The film shows us a few hours of Leidi’s life: the wait on the balcony; the search for Alexis in the streets, at his home and on the football pitch (always holding her baby); the conversations with his friends, which result in the unpleasant proof that he spends time with another girl. Finally, Leidi finds Alexis at the bus depot where he works. Leidi, Alexis and their baby spend some tender moments together, as a family. But Alexis is too busy, he has others priorities, or he’s just not ready to be a father. He promises he’ll visit them, maybe…
The story of Leidi seems to be a common one. Many young and pregnant girls appear in the film, to stress the normality – and the seriousness – of the phenomenon. They are 15 or 16 years old, and they stay at home with their mothers and sisters, while the fathers are not there – perhaps they are working, or perhaps not. The men seem less mature, more vulnerable, and definitely Don Juan-like (even when near the pregnant girlfriend). Beyond these particular stories, there are generalised problems, such as the lack of education and job prospects. Social problems remain in the background, and are not explicitly evoked by the filmmaker. There are no accusations; only a picture of reality as it is – bitter and challenging. Mesa Soto explains the intentions behind his film to Cineuropa.
Cineuropa: Are you denouncing the phenomenon of teenage mothers, or is there something more behind Leidi?

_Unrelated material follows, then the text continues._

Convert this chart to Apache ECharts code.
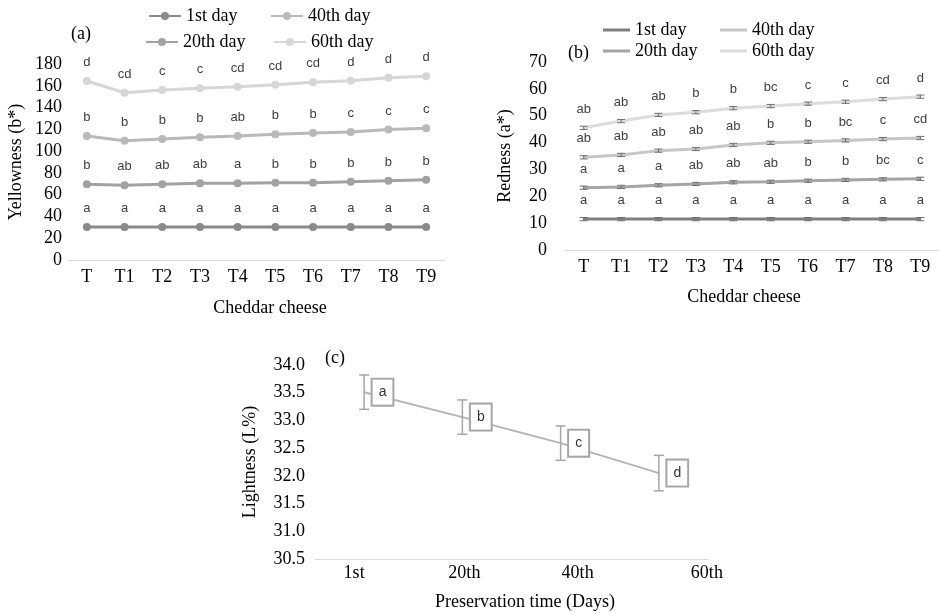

Simón Mesa Soto: I come from Medellín, the city where the film was shot, and the situation of young people in my country has always interested me. These young and pregnant girls just symbolise all the problems Colombia has. I am not making a judgement with this film; I only want to show these people, to tell their story. It’s more than pregnancy; I wanted to show the vulnerability of the teenagers in such harsh conditions. My question is: how would a woman like Leidi know how to educate her child? And what about in ten years? This is normal, it’s everyday life in Medellín, and if you go there, you will see many young girls with babies up on the balconies, waiting. Through her story, you could suggest that she’s only the result of many other issues, and that’s why I didn’t want to be specific and tackle it as a social or political problem.
How did you find the girl who plays Leidi?
First of all, I had to find a place, so I visited several neighbourhoods in Medellín. When I found the right place, I started getting to know the people living there. I got the authorisation to take part in some meetings, organised by the municipality of Medellín to help young mothers. I talked to many of these girls, I heard their stories, and during these meetings I met Alejandra, who plays Leidi in the film. She was very shy, but at the same time, the way she moved in front of the camera was very interesting to me. She’s not an actress; she is a real mother, and her story is very similar to Leidi’s. Her child at that time was one year old, and it would have been too difficult to shoot a film with him. So, for practical reasons, we used another baby, who was only three months old during the shooting.
This is a co-production between the UK and Colombia. Where is the rest of the crew based?
This is my graduation work from the London Film School. The school funded the film, and I got some funding in Colombia, too. The rest of the crew is based in Colombia. There was an amazing harmony; we really enjoyed the shoot, and I hope we will stay like this.